I was at Hooters ealier tonight , and I have a question for the enlightened masses. Despite intense study, my friend and I have been unable to determine whether the girls wear underwear. our only conclusion is that they must be wearing thongs, but that would be seemingly uncomfortable for the long shifts (but highly enjoyable for us!!!
It has always seemed to me that nylon hose is a required part of the uniform. Whatever they wear, it is a given that the surface in question will receive close scrutiny and so care is taken to avoid “panty lines”.
Laughable as it may sound to the uninitiated, the Hooters name stands for cleanliness, good grooming, and even a dose of genuine middle-American class on the part of the tasty babes they hire as waitresses. A girl who showed up for her shift without underwear would undoubtedly be given her walking papers.
RTA: I agree. Every Hooters restaurant I’ve been to has been staffed by good, pleasant people, and the food has been great. The places are clean and comfortable. Sure, the name gets attention. But good food & good service (and the pretty girls, too) keep the patrons coming back.
“The quickest way to a man’s heart is through his ribcage.” --anonymous redhead
It’s obvious someone has to step forward to clear up the confusion. I therefore volunteer my services as a professional Hooter Girls panties inspector.
It doesn’t take much to turn on handy. I can see him now…
“Yeah, hon. When I get home I’d like you to be in bed wearing only that piece of lingerie I love so much.”
“Which one?”
“You know.
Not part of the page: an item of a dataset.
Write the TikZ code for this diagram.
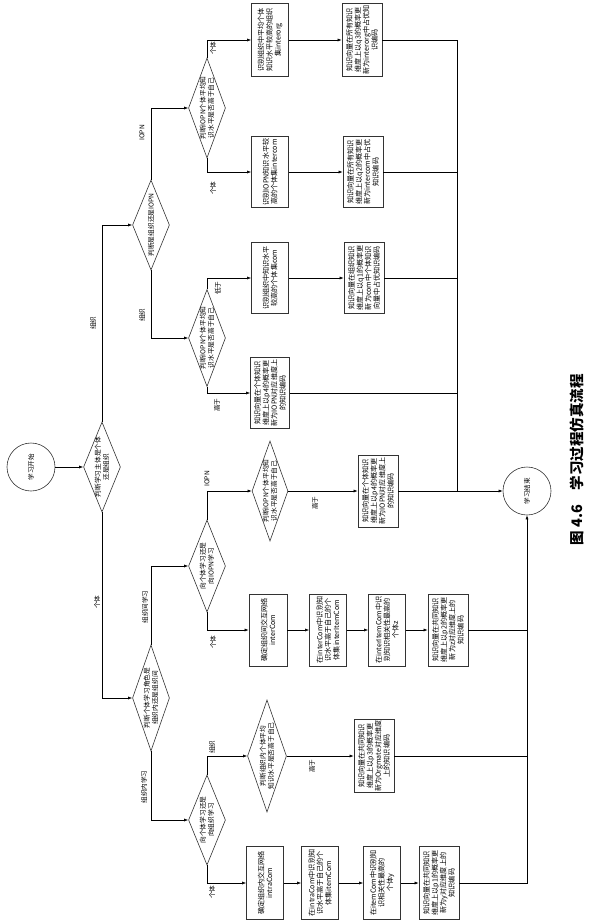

The one-piec integrated construction thingie…”
Laugh and the world laughs with you. Smilie and you smilie alone (with my contempt). – missdavis
I’m really not the studly model of a man you believe me to be. I rarely engage Hooters Girls in internet conversations, though I have, on occasion, asked them about the nature of their undergarments.
That being said, Heather is a real Hooters Girl. She really did send me that email. She is also ( ::hangs head in shame:: ) my cousin.